Problem to solve:
Omit every picture, and retype the lines that run from the beginning of the data below through the line containing "labelsize=11, labelcolor='#666666', pad=14)", inclusive.

╭──

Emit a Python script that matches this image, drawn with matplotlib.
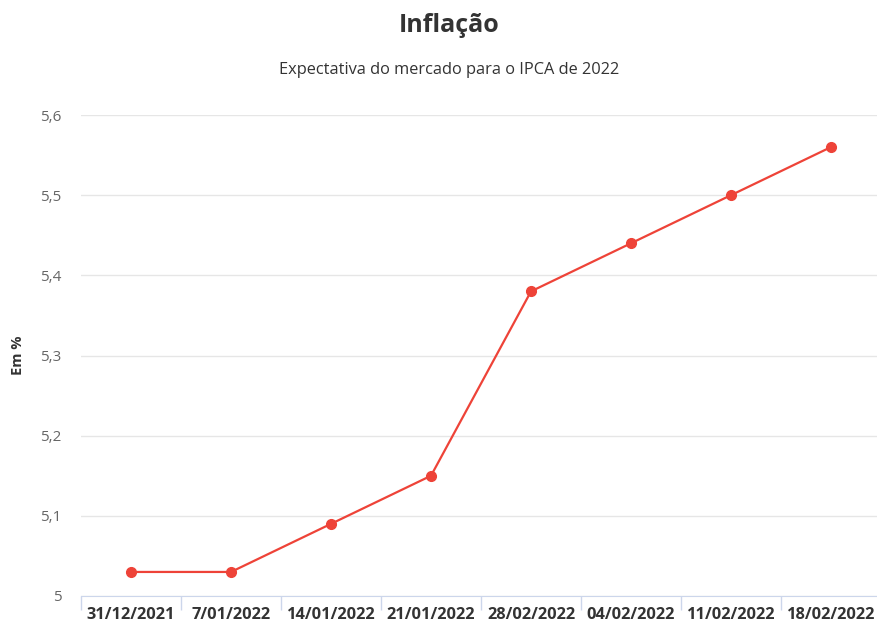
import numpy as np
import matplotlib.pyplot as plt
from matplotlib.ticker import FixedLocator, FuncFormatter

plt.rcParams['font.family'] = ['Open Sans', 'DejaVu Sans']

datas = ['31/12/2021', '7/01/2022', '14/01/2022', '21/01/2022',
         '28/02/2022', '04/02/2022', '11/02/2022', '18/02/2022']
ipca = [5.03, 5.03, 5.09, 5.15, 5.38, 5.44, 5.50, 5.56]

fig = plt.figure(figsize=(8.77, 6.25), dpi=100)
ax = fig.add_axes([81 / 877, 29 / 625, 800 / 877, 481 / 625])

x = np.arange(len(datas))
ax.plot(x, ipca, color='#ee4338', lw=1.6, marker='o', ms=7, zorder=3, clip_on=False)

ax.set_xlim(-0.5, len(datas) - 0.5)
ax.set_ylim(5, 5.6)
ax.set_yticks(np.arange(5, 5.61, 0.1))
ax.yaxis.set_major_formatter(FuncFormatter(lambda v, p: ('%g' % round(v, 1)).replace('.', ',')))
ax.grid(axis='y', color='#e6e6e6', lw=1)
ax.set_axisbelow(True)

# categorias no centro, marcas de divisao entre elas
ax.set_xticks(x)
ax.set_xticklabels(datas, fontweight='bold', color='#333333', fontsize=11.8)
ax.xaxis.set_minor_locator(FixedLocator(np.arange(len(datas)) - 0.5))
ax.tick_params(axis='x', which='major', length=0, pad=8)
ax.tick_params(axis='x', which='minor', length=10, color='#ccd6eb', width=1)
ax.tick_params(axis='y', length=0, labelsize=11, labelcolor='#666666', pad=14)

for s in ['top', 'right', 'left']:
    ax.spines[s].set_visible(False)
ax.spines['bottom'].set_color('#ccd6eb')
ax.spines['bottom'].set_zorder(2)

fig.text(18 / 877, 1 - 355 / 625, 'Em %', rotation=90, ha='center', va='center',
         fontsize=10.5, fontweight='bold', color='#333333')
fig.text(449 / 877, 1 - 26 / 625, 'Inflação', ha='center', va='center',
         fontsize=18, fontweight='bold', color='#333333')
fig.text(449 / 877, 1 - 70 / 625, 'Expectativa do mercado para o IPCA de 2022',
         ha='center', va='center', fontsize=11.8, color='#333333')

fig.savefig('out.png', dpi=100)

╰──

Response to this task:
Emit a Python script that matches this image, drawn with matplotlib.
import numpy as np
import matplotlib.pyplot as plt
from matplotlib.ticker import FixedLocator, FuncFormatter

plt.rcParams['font.family'] = ['Open Sans', 'DejaVu Sans']

datas = ['31/12/2021', '7/01/2022', '14/01/2022', '21/01/2022',
         '28/02/2022', '04/02/2022', '11/02/2022', '18/02/2022']
ipca = [5.03, 5.03, 5.09, 5.15, 5.38, 5.44, 5.50, 5.56]

fig = plt.figure(figsize=(8.77, 6.25), dpi=100)
ax = fig.add_axes([81 / 877, 29 / 625, 800 / 877, 481 / 625])

x = np.arange(len(datas))
ax.plot(x, ipca, color='#ee4338', lw=1.6, marker='o', ms=7, zorder=3, clip_on=False)

ax.set_xlim(-0.5, len(datas) - 0.5)
ax.set_ylim(5, 5.6)
ax.set_yticks(np.arange(5, 5.61, 0.1))
ax.yaxis.set_major_formatter(FuncFormatter(lambda v, p: ('%g' % round(v, 1)).replace('.', ',')))
ax.grid(axis='y', color='#e6e6e6', lw=1)
ax.set_axisbelow(True)

# categorias no centro, marcas de divisao entre elas
ax.set_xticks(x)
ax.set_xticklabels(datas, fontweight='bold', color='#333333', fontsize=11.8)
ax.xaxis.set_minor_locator(FixedLocator(np.arange(len(datas)) - 0.5))
ax.tick_params(axis='x', which='major', length=0, pad=8)
ax.tick_params(axis='x', which='minor', length=10, color='#ccd6eb', width=1)
ax.tick_params(axis='y', length=0, labelsize=11, labelcolor='#666666', pad=14)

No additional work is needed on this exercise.